Car le stand-up ne pardonne pas. «Le retour du public est direct. Si tu te plantes, tu te plantes.» Une mise à l’épreuve pour laquelle il vibre, mais qu’il appréhende toujours autant. En suivant les conseils de Bun Hay Mean – alias Chinois marrant – il apprend à lâcher prise, à ne pas rester accroché à son texte. «Faire rire, c’est avant tout raconter. Pour casser la barrière et créer une complicité avec le public, il faut lui faire comprendre ce que tu veux dire. Les gens croient que comédien, c’est juste comique. En réalité, le comédien joue plusieurs rôles, il cumule les identités, les personnages.» Les siens, hybrides et décalés, s’inspirent de ce qu’il voit. Il est ce bobo qui ne mange que tibétain, ce serveur usé à la vanne sexiste, ce fêtard qui finit recroquevillé sur un canapé.

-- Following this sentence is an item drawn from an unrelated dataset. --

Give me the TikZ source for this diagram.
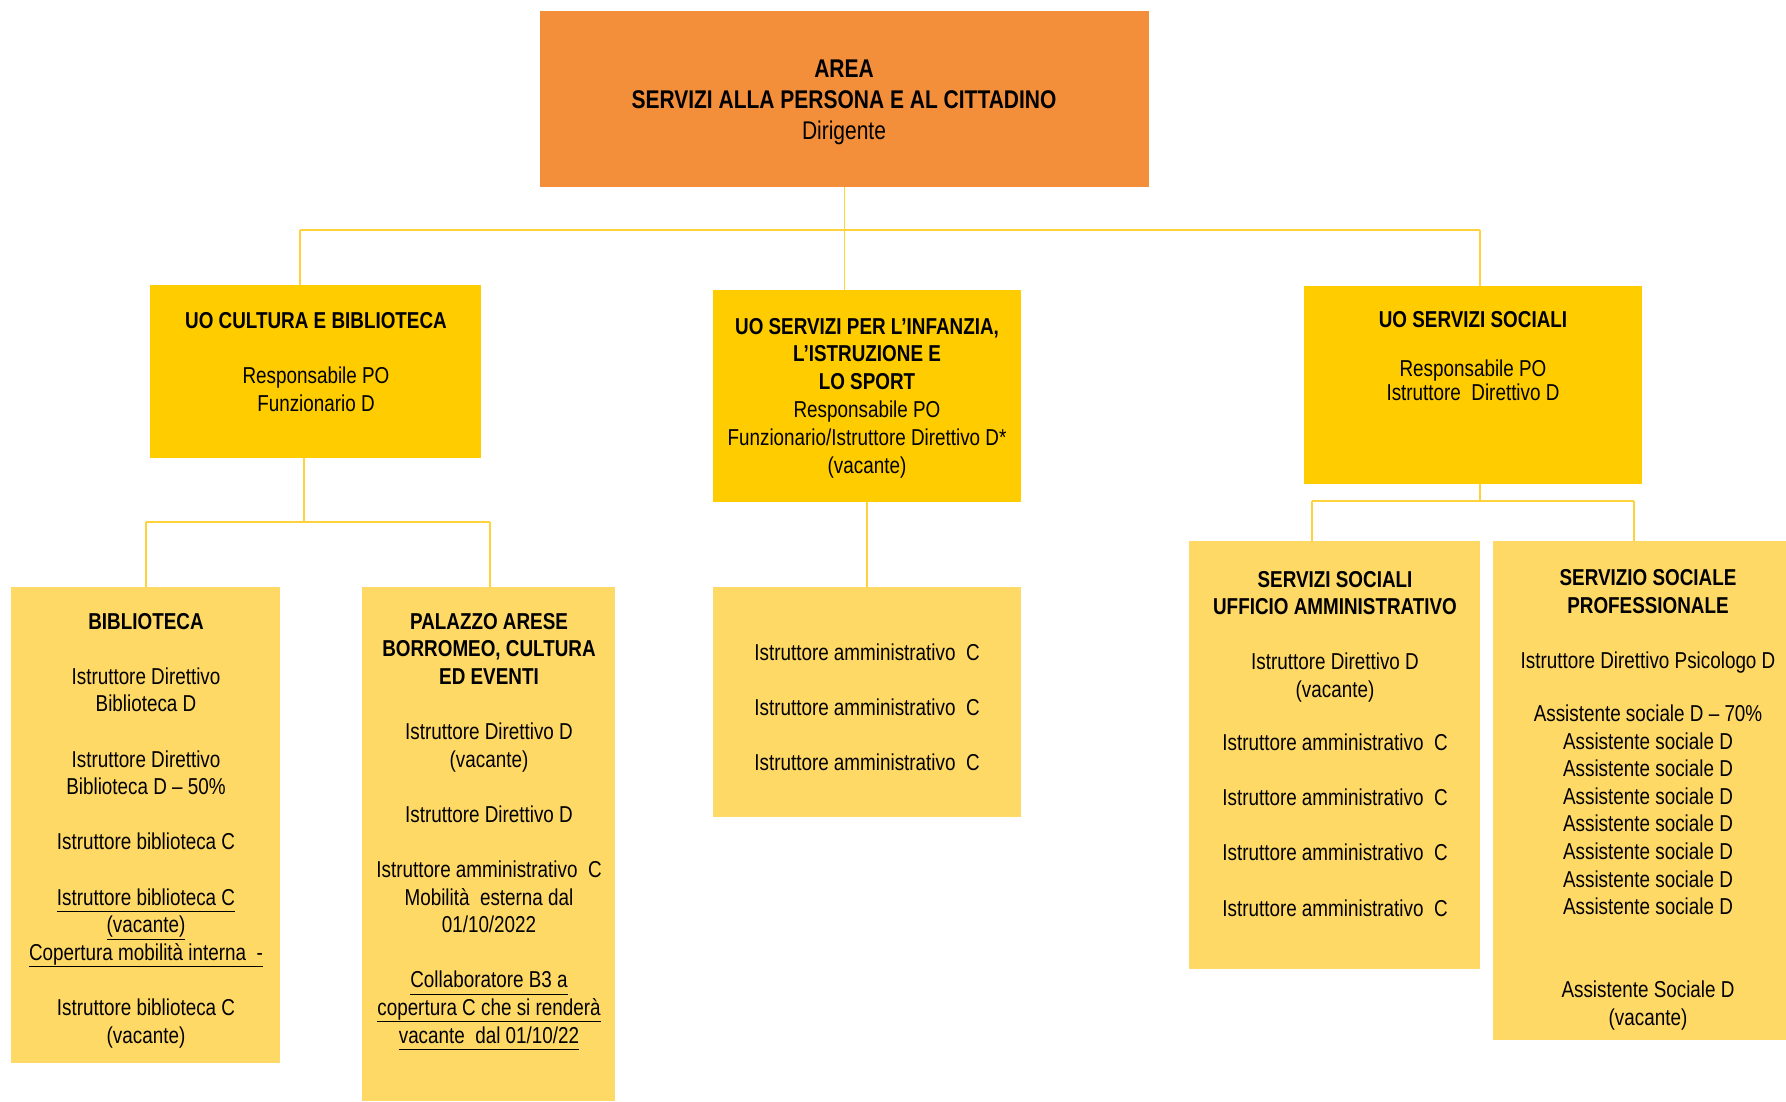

Au-delà du stand-up, Alexandre Kominek exporte sa vanne sur la Toile. Dans «Bipède», une websérie tournée comme un documentaire animalier, il s’amuse des instincts humains avec son pote Charles Nouveau, auteur de la série. Depuis septembre 2015, avec le collectif Carac Attack, il expose les non-dits, réinvente l’éducation sexuelle ou la telenovela façon hipster. «Une vraie cour de récréation.» Tous les lundis matin sur Couleurs 3, il revisite la soirée d’anniversaire d’une célébrité. De Benoit XVI à Victoria Beckham en passant par Vincent Van Gogh. Des projets pour l’avenir? Devenir acteur et terminer de lire le «Journal d’un vieux dégueulasse», de Charles Bukowski. «Un génie.»


Profil

1989 Naissance à Genève.

2012 Première scène à Lausanne dans le cadre du Swiss Comedy Club.

2014 Obtention de son bachelor en direction artistique.

2014 Lauréat du Banane Comedy Club à Lausanne.

2015 Finaliste du concours Jokenation.